Carpe Diem ''Distillation'' #6, ''Carpe Diem by William Shakespeare''

Dear Haijin, visitors and travelers,

I have finally time to catch up with a few of our special features. So here is our new episode of Carpe Diem 'Distillation' in which the goal is to 'distil' a haiku from a longer poem written by a wellknown poet or poetess, modern as wel as classic. I was searching for a poem with the same title as our Haiku Kai and ran into a poem titled 'Carpe Diem' by William Shakespeare. I think you all know Shakespeare, but I love to tell a little bit more about him.

William Shakespeare

William Shakespeare was born on April 23, 1564, in Stratford-on-Avon. The son of John Shakespeare and Mary Arden, he was probably educated at the King Edward IV Grammar School in Stratford, where he learned Latin and a little Greek and read the Roman dramatists. At eighteen, he married Anne Hathaway, a woman seven or eight years his senior. Together they raised two daughters: Susanna, who was born in 1583, and Judith (whose twin brother died in boyhood), born in 1585.
In 1594, Shakespeare joined the Lord Chamberlain's company of actors, the most popular of the companies acting at Court. In 1599 Shakespeare joined a group of Chamberlain's Men that would form a syndicate to build and operate a new playhouse: the Globe, which became the most famous theater of its time. With his share of the income from the Globe, Shakespeare was able to purchase New Place, his home in Stratford.
While Shakespeare was regarded as the foremost dramatist of his time, evidence indicates that both he and his contemporaries looked to poetry, not playwriting, for enduring fame. Shakespeare's sonnets were composed between 1593 and 1601, though not published until 1609. That edition, The Sonnets of Shakespeare, consists of 154 sonnets, all written in the form of three quatrains and a couplet that is now recognized as Shakespearean. The sonnets fall into two groups: sonnets 1-126, addressed to a beloved friend, a handsome and noble young man, and sonnets 127-152, to a malignant but fascinating "Dark Lady," whom the poet loves in spite of himself. Nearly all of Shakespeare's sonnets examine the inevitable decay of time, and the immortalization of beauty and love in poetry.
Sometime after 1612, Shakespeare retired from the stage and returned to his home in Stratford. He drew up his will in January of 1616, which included his famous bequest to his wife of his "second best bed." He died on April 23, 1616, and was buried two days later at Stratford Church.
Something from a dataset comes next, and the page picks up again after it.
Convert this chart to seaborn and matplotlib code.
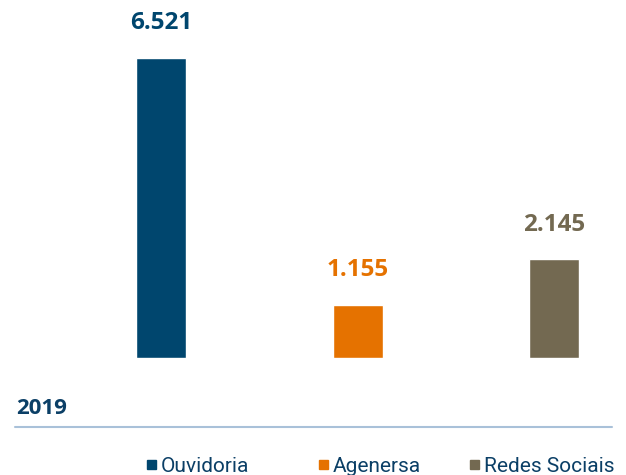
import matplotlib
matplotlib.use("Agg")
import matplotlib.pyplot as plt
import seaborn as sns
import pandas as pd

categories = ["Ouvidoria", "Agenersa", "Redes Sociais"]
values = [6521, 1155, 2145]
value_labels = ["6.521", "1.155", "2.145"]
colors = ["#00466e", "#e57200", "#736951"]
year_label = "2019"

sns.set_theme(style="white")
plt.rcParams["font.family"] = ["Open Sans", "DejaVu Sans"]

W, H = 626, 475
fig = plt.figure(figsize=(W / 100, H / 100), dpi=100)

# plot area: baseline at y=358 px, tallest bar reaching y=58 px
bottom_px, top_px = 358, 58
ax = fig.add_axes([0, (H - bottom_px) / H, 1, (bottom_px - top_px) / H])

df = pd.DataFrame({"categoria": categories, "valor": values})
spacing = 196.5
bar_w = 50 / spacing
sns.barplot(data=df, x="categoria", y="valor", hue="categoria",
            palette=colors, width=bar_w, legend=False, ax=ax,
            saturation=1, dodge=False)

ax.set_xlim(-161 / spacing, (W - 161) / spacing)
ax.set_ylim(0, max(values))
ax.axis("off")

for i, (v, lab, c) in enumerate(zip(values, value_labels, colors)):
    ax.annotate(lab, (i, v), xytext=(0, 25), textcoords="offset points",
                ha="center", va="center", fontsize=17.5, fontweight="bold",
                color=c, annotation_clip=False)

# year label and separator
fig.text(16 / W, 1 - 408 / H, year_label, ha="left", va="center",
         fontsize=16, fontweight="bold", color="#0b3f66")
fig.add_artist(plt.Line2D([15 / W, 612 / W], [1 - 427 / H, 1 - 427 / H],
                          color="#a9c1d9", lw=1.5))

# legend
legend_x = [147, 319, 470]
for x, name, c in zip(legend_x, categories, colors):
    fig.patches.append(plt.Rectangle((x / W, 1 - 469 / H), 9 / W, 9 / H,
                                     transform=fig.transFigure, color=c))
    fig.text((x + 14) / W, 1 - 472 / H, name, ha="left", va="baseline",
             fontsize=15, color="#0b3f66", family=["Roboto", "DejaVu Sans"])

fig.savefig("out.png", dpi=100)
Poster from The Twelfth Night 1902

The poem "Carpe Diem" comes from the 3rd scene of the 2nd act of his drama 'Twelfth Night' and here it is:

O Mistress mine, where are you roaming?
O stay and hear! your true-love’s coming
That can sing both high and low;
Trip no further, pretty sweeting,
Journeys end in lovers’ meeting—
Every wise man’s son doth know.

What is love? ’tis not hereafter;
Present mirth hath present laughter;
What’s to come is still unsure:
In delay there lies no plenty,—
Then come kiss me, Sweet-and-twenty,
Youth’s a stuff will not endure.

As I read this poem again .. I realize that this could be easily connect to our Trans Siberian Railroad month and 'Aleph' ... this occurred conincidental ... but I like it ...

Now it's the task to distil a haiku from this poem ... it wasn't easy, but I think I did well. Here is my distilled haiku form the poem 'Carpe Diem' by William Shakespeare:

secret lovers
hiding between the curtains -
sweet kisses

Hm ... I like this one, but it's not my best ever (smiles).

You can submit your distilled haiku until January 25th 11.59 AM (CET). This episode of 'distillation' is NOW OPEN.


  1. I like your distillation--I think it is a nice moment from the Shakespeare

  2. This is interesting, Kris! Not an easy one but I try.

  3. This one was fun.. a really playful little poem.. where I really wanted to keep a little bit of that comedy despite the message of playing while you're young (Carpe Diem)... your interpretation is really sweet

  4. I was a good time when I come here. Thanks, Kristjaan.

  5. Argggg! I meant it is always...has my awkward note kept you away?

    1. Of course not LaTonya it's great to see you here again.